The “gimmick” in this case is a laborious technique with a specialized Technodolly nicknamed “the Time Vampire” for scenes with multiple clones. It requires them to do at least three shoots for one scene: First, they do multiple takes where Maslany plays one clone, with Alexandre as the other; then they run it through with their roles swapped; and, finally, they film it again for background. “A quick two-Tat scene would take 12 hours to shoot, and it’s only a couple of pages of dialogue,” says Bruun. “That’s an insane day.” On top of that, Maslany also became a producer on the show in 2015, at which point she started working more closely with writers to help flesh out the characters. “There’s a whole other litany of issues she’ll be faced with on the weekend or a Monday morning,” Gavaris says of her producing duties.

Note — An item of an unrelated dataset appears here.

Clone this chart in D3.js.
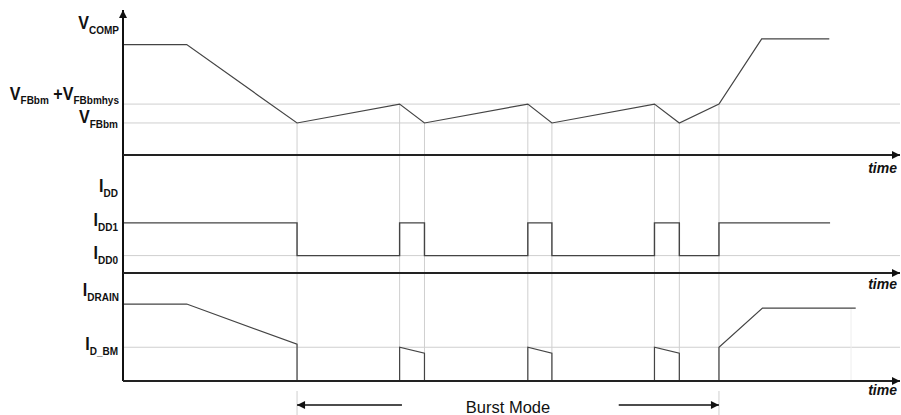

It’s dizzying to think about just how much Maslany works, but she seems to thrive off the buzz and jam-packs her schedule accordingly, rarely leaving room for a break. After wrapping the last season of Orphan Black, she filmed the movie Stronger where she plays a victim in the Boston marathon bombing, and immediately started morning runs to get into the mind-set of her character. During the previous break between seasons, she did two films in a row: Two Lovers and a Bear and The Other Half. The year before that it was Woman in Gold. Which is not to mention the press junkets and publicity she does to promote all of that work. “She’s a workaholic. She’s so jacked up from filming that she’s lucky if she gets like five hours sleep or six hours sleep,” says Bruun. “I don’t understand. She’s this little sparkplug of energy.”

Before and after the Emmy Awards last year, Maslany still attended acting class with Gavaris (it’s something they do regularly together). “The fact that she could, the day after she wins an Emmy, go to a class and work a technique she maybe hasn’t practiced in its entirety, and risk failure publicly in front of people who are her fans — that’s something to aspire to,” says Gavaris. “Her love of what she does is just so obvious: Emmy or no Emmy, it doesn’t matter.”

Still, she won an Emmy, and it might have been one of the first times Maslany looked flustered: When she got to the stage, she said in a sing-song voice, “I should have had this written down.” In fact she had written it, it was just on the Notes app on her phone. “I never thought, ‘Maybe I should write this on a paper because if I do win, it means I have to go onstage and say this.’ So then when I won, I was like ‘Shit.’ I brought my phone up,” recalls Maslany. “I also had to put in my pass code and suddenly I was like, I don’t remember my pass code. Everybody’s waiting for me to like get this over with, and my phone was going like drrring, drrring, drrring because people were texting me ‘Congrats!’ and I was like ‘I can’t read what I wrote!’ It was so dumb.”

The one skill Maslany has yet to master is how to decompress. “Still trying to figure that out,” she says when I ask her what she does to relax. “A lot of my friends have babies right now, and I like to stare at babies and talk to babies. But that’s my biggest thing: ‘How do I shut this off?’”

The first time Maslany saw herself in costume as Helena, the Polish émigré, she wept. The showrunners had originally dreamed up Helena as more of a villain figure with a Helena Bonham Carter à la Fight Club look (she does do a lot of villainous things, like murder people). But Maslany felt something kindred, and instinctively understood that Helena was more than just an archetypal sociopath. “From day one, I was like, everything for her is love — even the murders, it’s searching for love,” she explains.

So when Maslany got into the makeup chair and, after about an hour and a half, saw Helena for the first time, “I burst into tears, because I was looking at this woman who wasn’t me but … I don’t even know, I can’t even explain what it was. There was something about it that I was like, Ugh, I feel that. I feel her pain, I know who she is. It was such a visceral thing.”

Maslany as Helena. Photo: Orphan Black IV Productions Limited

Maslany feels protective of all of the clones, but some more than others – like Helena, or Krystal Goderitch, the aesthetician who loves kickboxing and an animal print. Maslany knows what other men — and women — think of her when they see her. “When I’m Krystal I’m like, don’t fuck with me because I know that this girl invites certain attitudes or certain assumptions or certain behavior from men, women. I’ve felt that,” says Maslany. “I know people go like, ‘But she’s not really smart, right?’ She just has a logic that is different from the other girls. She figures out more than I would have ever figured out.”

It’s through playing all of these characters that Maslany herself navigates the ways the world puts women into boxes. This becomes particularly relevant in the fifth and final season of Orphan Black, where there’s a patriarchal figure looming over the narrative. “The interesting thing is the way that patriarchy chops us,” says Maslany. “All I could think about was the way we cut women into pieces, and parts of us have to be forgotten or only parts of us are okay. That concept became very apparent halfway through the season, and it also happens with the sisters — they’re all very divided. They’re chopped into sections. One is over here. And one’s over here. And one’s over there.”

For Maslany, the joy of acting is the challenge of discovering new parts of herself — new ways of talking, walking, moving, and breathing so that all of the characters live inside of her. If they begin from a point of archetype — suburban mom, hippie, ditz — she works to push them past those confines. This is perhaps why her performance has resonated with so many fans, and women in particular: because Maslany shows that you can, indeed, contain multitudes.